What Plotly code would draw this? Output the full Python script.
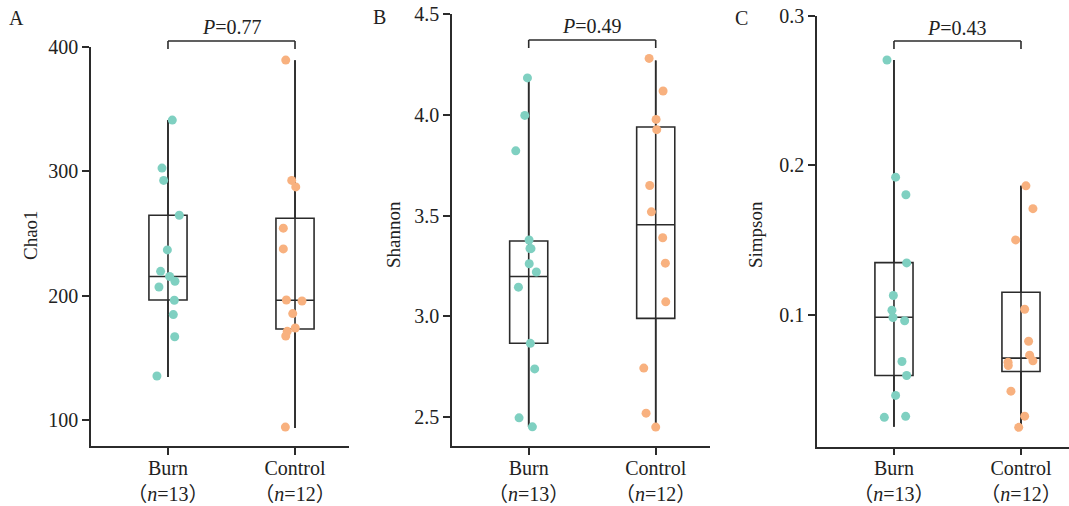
import plotly.graph_objects as go

W, H = 1069, 506
FONT = "Liberation Serif, Noto Sans CJK SC, serif"
TEAL = "#7fd0c1"
ORANGE = "#f8b17f"
LINE = "#2b2b2b"

groups = ["Burn", "Control"]
group_labels = ["Burn<br>（<i>n</i>=13）", "Control<br>（<i>n</i>=12）"]

# ---- Chao1 ----
chao_burn = [341.2, 302.6, 292.7, 264.7, 236.8, 219.6, 215.4, 211.6, 207.0, 196.3, 184.8, 167.0, 135.4]
chao_burn_jit = [0.034, -0.047, -0.034, 0.089, -0.005, -0.058, 0.013, 0.055, -0.071, 0.050, 0.042, 0.053, -0.087]
chao_ctrl = [389.5, 292.7, 287.5, 254.3, 237.6, 196.5, 195.7, 185.6, 174.0, 171.3, 167.6, 94.3]
chao_ctrl_jit = [-0.073, -0.026, 0.006, -0.092, -0.092, -0.068, 0.055, -0.018, 0.002, -0.061, -0.073, -0.076]
chao_stats = {  # min, q1, median, q3, max
    "Burn": [134.6, 196.5, 215.4, 264.7, 341.2],
    "Control": [93.5, 173.2, 196.3, 262.3, 389.3],
}

# ---- Shannon ----
shan_burn = [4.184, 3.998, 3.822, 3.379, 3.337, 3.336, 3.261, 3.220, 3.145, 2.866, 2.739, 2.496, 2.451]
shan_burn_jit = [-0.010, -0.031, -0.102, 0.003, 0.010, 0.018, 0.004, 0.060, -0.081, 0.013, 0.047, -0.076, 0.029]
shan_ctrl = [4.281, 4.119, 3.978, 3.927, 3.650, 3.519, 3.390, 3.264, 3.072, 2.743, 2.519, 2.450]
shan_ctrl_jit = [-0.052, 0.058, 0.003, 0.008, -0.047, -0.034, 0.055, 0.076, 0.079, -0.094, -0.076, 0.000]
shan_stats = {
    "Burn": [2.451, 2.866, 3.198, 3.374, 4.175],
    "Control": [2.451, 2.990, 3.455, 3.940, 4.271],
}

# ---- Simpson ----
simp_burn = [0.2704, 0.192, 0.1802, 0.1346, 0.1128, 0.103, 0.0981, 0.0959, 0.0687, 0.0593, 0.046, 0.032, 0.0313]
simp_burn_jit = [-0.055, 0.013, 0.094, 0.100, -0.005, -0.016, -0.008, 0.084, 0.063, 0.100, 0.013, 0.092, -0.076]
simp_ctrl = [0.1862, 0.1709, 0.150, 0.1036, 0.0822, 0.0729, 0.0691, 0.0682, 0.066, 0.0488, 0.0321, 0.0246]
simp_ctrl_jit = [0.039, 0.094, -0.042, 0.029, 0.060, 0.068, 0.094, -0.102, -0.100, -0.079, 0.029, -0.018]
simp_stats = {
    "Burn": [0.025, 0.0593, 0.0983, 0.1348, 0.2704],
    "Control": [0.0248, 0.062, 0.0709, 0.115, 0.1862],
}

p_values = ["0.77", "0.49", "0.43"]
panel_letters = ["A", "B", "C"]
y_titles = ["Chao1", "Shannon", "Simpson"]

panels = [
    (chao_burn, chao_burn_jit, chao_ctrl, chao_ctrl_jit, chao_stats),
    (shan_burn, shan_burn_jit, shan_ctrl, shan_ctrl_jit, shan_stats),
    (simp_burn, simp_burn_jit, simp_ctrl, simp_ctrl_jit, simp_stats),
]

fig = go.Figure()

for i, (b, bj, c, cj, st) in enumerate(panels):
    xa = "x" if i == 0 else f"x{i+1}"
    ya = "y" if i == 0 else f"y{i+1}"
    for gi, g in enumerate(groups):
        mn, q1, med, q3, mx = st[g]
        # full-range vertical line
        fig.add_trace(go.Scatter(x=[gi, gi], y=[mn, mx], mode="lines",
                                 line=dict(color=LINE, width=1.6),
                                 xaxis=xa, yaxis=ya, showlegend=False, hoverinfo="skip"))
        fig.add_trace(go.Box(x=[gi], q1=[q1], median=[med], q3=[q3],
                             lowerfence=[mn], upperfence=[mx], width=0.3,
                             whiskerwidth=0, fillcolor="rgba(0,0,0,0)",
                             line=dict(color=LINE, width=1.6),
                             boxpoints=False, xaxis=xa, yaxis=ya, showlegend=False))
    fig.add_trace(go.Scatter(x=[0 + j for j in bj], y=b, mode="markers",
                             marker=dict(color=TEAL, size=9),
                             xaxis=xa, yaxis=ya, showlegend=False))
    fig.add_trace(go.Scatter(x=[1 + j for j in cj], y=c, mode="markers",
                             marker=dict(color=ORANGE, size=9),
                             xaxis=xa, yaxis=ya, showlegend=False))

def px_x(p):
    return p / W

def px_y(p):
    return (H - p) / H

axis_common = dict(showline=True, linecolor=LINE, linewidth=1.6, ticks="outside",
                   tickcolor=LINE, tickwidth=1.6, ticklen=7, showgrid=False,
                   zeroline=False, automargin=False,
                   tickfont=dict(family=FONT, size=20, color="#222"))

x_domains = [[px_x(91), px_x(349)], [px_x(452), px_x(709.7)], [px_x(817), 1.0]]
x_ranges = [[-0.606, 1.425], [-0.604, 1.425], [-0.606, 1.378]]
y_domains = [[px_y(446), px_y(47)], [px_y(446), px_y(14.3)], [px_y(446.5), px_y(15.7)]]
y_ranges = [[79.1, 400], [2.356, 4.5], [0.0118, 0.3]]
y_ticks = [[100, 200, 300, 400], [2.5, 3.0, 3.5, 4.0, 4.5], [0.1, 0.2, 0.3]]
y_ticktext = [["100", "200", "300", "400"], ["2.5", "3.0", "3.5", "4.0", "4.5"], ["0.1", "0.2", "0.3"]]

layout = dict(width=W, height=H, margin=dict(l=0, r=0, t=0, b=0),
              paper_bgcolor="white", plot_bgcolor="white", showlegend=False,
              template="none",
              font=dict(family=FONT, color="#222"))
for i in range(3):
    sx = "" if i == 0 else str(i + 1)
    layout[f"xaxis{sx}"] = dict(axis_common, domain=x_domains[i], range=x_ranges[i],
                                tickvals=[0, 1], ticktext=group_labels,
                                ticklabelstandoff=-4,
                                anchor=f"y{sx}")
    layout[f"yaxis{sx}"] = dict(axis_common, domain=y_domains[i], range=y_ranges[i],
                                tickvals=y_ticks[i], ticktext=y_ticktext[i],
                                anchor=f"x{sx}")
fig.update_layout(**layout)

bracket_top = [41, 40, 41]
bracket_leg = [49, 48, 49]
p_y = [27, 26, 28]
letter_pos = [(16, 18), (379, 17), (741, 18)]
title_pos = [(30, 235), (393, 235), (755, 235)]

for i in range(3):
    sx = "" if i == 0 else str(i + 1)
    xr = f"x{sx}"
    fig.add_shape(type="line", x0=0, x1=1, y0=px_y(bracket_top[i]), y1=px_y(bracket_top[i]),
                  xref=xr, yref="paper", line=dict(color=LINE, width=1.6))
    fig.add_shape(type="line", x0=0, x1=0, y0=px_y(bracket_leg[i]), y1=px_y(bracket_top[i]),
                  xref=xr, yref="paper", line=dict(color=LINE, width=1.6))
    fig.add_shape(type="line", x0=1, x1=1, y0=px_y(bracket_leg[i]), y1=px_y(bracket_top[i]),
                  xref=xr, yref="paper", line=dict(color=LINE, width=1.6))
    fig.add_annotation(x=0.5, y=px_y(p_y[i]), xref=xr, yref="paper",
                       text=f"<i>P</i>={p_values[i]}", showarrow=False,
                       font=dict(family=FONT, size=20, color="#222"),
                       xanchor="center", yanchor="middle")
    lx, ly = letter_pos[i]
    fig.add_annotation(x=px_x(lx), y=px_y(ly), xref="paper", yref="paper",
                       text=panel_letters[i], showarrow=False,
                       font=dict(family=FONT, size=20, color="#222"),
                       xanchor="center", yanchor="middle")
    tx, ty = title_pos[i]
    fig.add_annotation(x=px_x(tx), y=px_y(ty), xref="paper", yref="paper",
                       text=y_titles[i], showarrow=False, textangle=-90,
                       font=dict(family=FONT, size=19, color="#222"),
                       xanchor="center", yanchor="middle")

fig.write_html("out.html", config={"displayModeBar": False},
               post_script="document.body.style.margin='0';document.body.style.padding='0';document.body.style.overflow='hidden';")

-=-=-=-=-

◆ Problem statement
Within the listing above, work out how many lines contain the string "full", and reply with that number only.

◆ Answer to the exercise
2